--- BEGIN DATA LINES ---

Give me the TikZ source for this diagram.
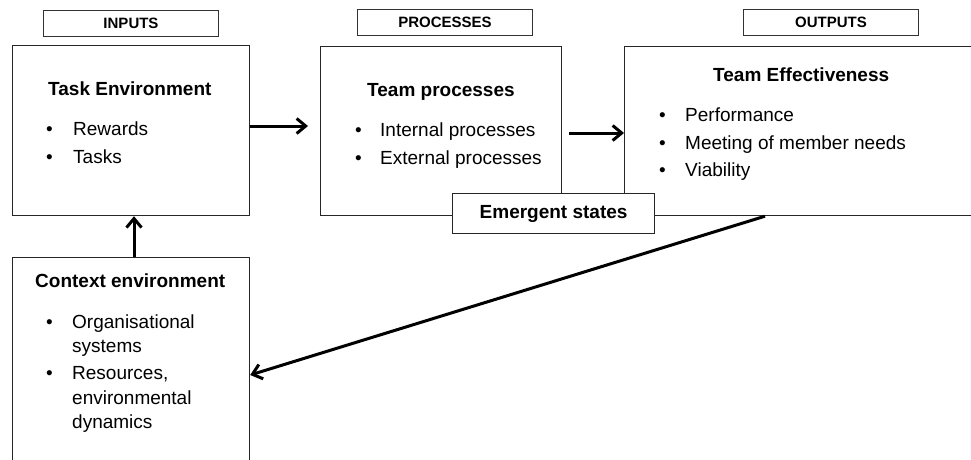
\documentclass[tikz,border=0pt]{standalone}
\usepackage{fontspec}
\setmainfont{Liberation Sans}
\usetikzlibrary{arrows.meta}

\begin{document}
\begin{tikzpicture}[x=1pt,y=-1pt,
  box/.style={draw=black!85, line width=1.2pt, fill=white, inner sep=0pt, anchor=north west},
  hdr/.style={draw=black!80, line width=1pt, fill=white, inner sep=0pt, anchor=north west,
              minimum width=175pt, minimum height=26pt,
              font=\fontsize{15}{18}\selectfont\bfseries},
  txt/.style={inner sep=0pt, anchor=base west, font=\fontsize{19}{23}\selectfont},
  ttl/.style={txt, font=\fontsize{19}{23}\selectfont\bfseries},
  arr/.style={line width=3pt, -{Straight Barb[length=9pt,width=15pt]}}
]
\useasboundingbox (0,0) rectangle (971,459);
\clip (0,0) rectangle (971,459);

% column headers
\node[hdr] (hin)  at (43,10) {INPUTS};
\node[hdr] (hpr)  at (357,9) {PROCESSES};
\node[hdr] (hout) at (743,9) {OUTPUTS};

% main boxes
\node[box, minimum width=237pt, minimum height=170pt] (task) at (12,45) {};
\node[box, minimum width=241pt, minimum height=169pt] (team) at (320,46) {};
\node[box, minimum width=420pt, minimum height=169pt] (eff)  at (624,46) {};
\node[box, minimum width=237pt, minimum height=260pt] (ctx)  at (12,257) {};
\node[box, minimum width=202pt, minimum height=40pt, font=\fontsize{19}{23}\selectfont\bfseries]
  (emg) at (452,193) {Emergent states};

% task environment
\node[ttl] (taskT) at (48,95) {Task Environment};
\node[txt] (taskB1) at (46,135) {•};
\node[txt] (taskL1) at (73,135) {Rewards};
\node[txt] (taskB2) at (46,163) {•};
\node[txt] (taskL2) at (73,163) {Tasks};

% team processes
\node[ttl] (teamT) at (367,96.5) {Team processes};
\node[txt] (teamB1) at (355,136) {•};
\node[txt] (teamL1) at (380,136) {Internal processes};
\node[txt] (teamB2) at (355,164) {•};
\node[txt] (teamL2) at (380,164) {External processes};

% team effectiveness
\node[ttl] (effT) at (713,81) {Team Effectiveness};
\node[txt] (effB1) at (659,121.5) {•};
\node[txt] (effL1) at (685,121.5) {Performance};
\node[txt] (effB2) at (659,149) {•};
\node[txt] (effL2) at (685,149) {Meeting of member needs};
\node[txt] (effB3) at (659,176) {•};
\node[txt] (effL3) at (685,176) {Viability};

% context environment
\node[ttl] (ctxT) at (35,287) {Context environment};
\node[txt] (ctxB1) at (46,328) {•};
\node[txt] (ctxL1) at (72,328) {Organisational};
\node[txt] (ctxL2) at (72,352) {systems};
\node[txt] (ctxB2) at (46,379) {•};
\node[txt] (ctxL3) at (72,379) {Resources,};
\node[txt] (ctxL4) at (72,404) {environmental};
\node[txt] (ctxL5) at (72,428) {dynamics};

% connectors
\coordinate (a1) at (308,126);
\draw[arr] (task.east |- a1) -- (a1);
\coordinate (a2) at (569,133);
\draw[arr] (a2) -- (eff.west |- a2);
\draw[arr] (ctx.north -| 134,0) -- (task.south -| 134,0);
\draw[arr] (eff.south -| 765,0) -- (ctx.east |- 0,375);
\end{tikzpicture}
\end{document}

--- END DATA LINES ---

SET EXERCISE
The pictures should not be reproduced; quote all of the other material exactly.

FINAL ANSWER
Give me the TikZ source for this diagram.
\documentclass[tikz,border=0pt]{standalone}
\usepackage{fontspec}
\setmainfont{Liberation Sans}
\usetikzlibrary{arrows.meta}

\begin{document}
\begin{tikzpicture}[x=1pt,y=-1pt,
  box/.style={draw=black!85, line width=1.2pt, fill=white, inner sep=0pt, anchor=north west},
  hdr/.style={draw=black!80, line width=1pt, fill=white, inner sep=0pt, anchor=north west,
              minimum width=175pt, minimum height=26pt,
              font=\fontsize{15}{18}\selectfont\bfseries},
  txt/.style={inner sep=0pt, anchor=base west, font=\fontsize{19}{23}\selectfont},
  ttl/.style={txt, font=\fontsize{19}{23}\selectfont\bfseries},
  arr/.style={line width=3pt, -{Straight Barb[length=9pt,width=15pt]}}
]
\useasboundingbox (0,0) rectangle (971,459);
\clip (0,0) rectangle (971,459);

% column headers
\node[hdr] (hin)  at (43,10) {INPUTS};
\node[hdr] (hpr)  at (357,9) {PROCESSES};
\node[hdr] (hout) at (743,9) {OUTPUTS};

% main boxes
\node[box, minimum width=237pt, minimum height=170pt] (task) at (12,45) {};
\node[box, minimum width=241pt, minimum height=169pt] (team) at (320,46) {};
\node[box, minimum width=420pt, minimum height=169pt] (eff)  at (624,46) {};
\node[box, minimum width=237pt, minimum height=260pt] (ctx)  at (12,257) {};
\node[box, minimum width=202pt, minimum height=40pt, font=\fontsize{19}{23}\selectfont\bfseries]
  (emg) at (452,193) {Emergent states};

% task environment
\node[ttl] (taskT) at (48,95) {Task Environment};
\node[txt] (taskB1) at (46,135) {•};
\node[txt] (taskL1) at (73,135) {Rewards};
\node[txt] (taskB2) at (46,163) {•};
\node[txt] (taskL2) at (73,163) {Tasks};

% team processes
\node[ttl] (teamT) at (367,96.5) {Team processes};
\node[txt] (teamB1) at (355,136) {•};
\node[txt] (teamL1) at (380,136) {Internal processes};
\node[txt] (teamB2) at (355,164) {•};
\node[txt] (teamL2) at (380,164) {External processes};

% team effectiveness
\node[ttl] (effT) at (713,81) {Team Effectiveness};
\node[txt] (effB1) at (659,121.5) {•};
\node[txt] (effL1) at (685,121.5) {Performance};
\node[txt] (effB2) at (659,149) {•};
\node[txt] (effL2) at (685,149) {Meeting of member needs};
\node[txt] (effB3) at (659,176) {•};
\node[txt] (effL3) at (685,176) {Viability};

% context environment
\node[ttl] (ctxT) at (35,287) {Context environment};
\node[txt] (ctxB1) at (46,328) {•};
\node[txt] (ctxL1) at (72,328) {Organisational};
\node[txt] (ctxL2) at (72,352) {systems};
\node[txt] (ctxB2) at (46,379) {•};
\node[txt] (ctxL3) at (72,379) {Resources,};
\node[txt] (ctxL4) at (72,404) {environmental};
\node[txt] (ctxL5) at (72,428) {dynamics};

% connectors
\coordinate (a1) at (308,126);
\draw[arr] (task.east |- a1) -- (a1);
\coordinate (a2) at (569,133);
\draw[arr] (a2) -- (eff.west |- a2);
\draw[arr] (ctx.north -| 134,0) -- (task.south -| 134,0);
\draw[arr] (eff.south -| 765,0) -- (ctx.east |- 0,375);
\end{tikzpicture}
\end{document}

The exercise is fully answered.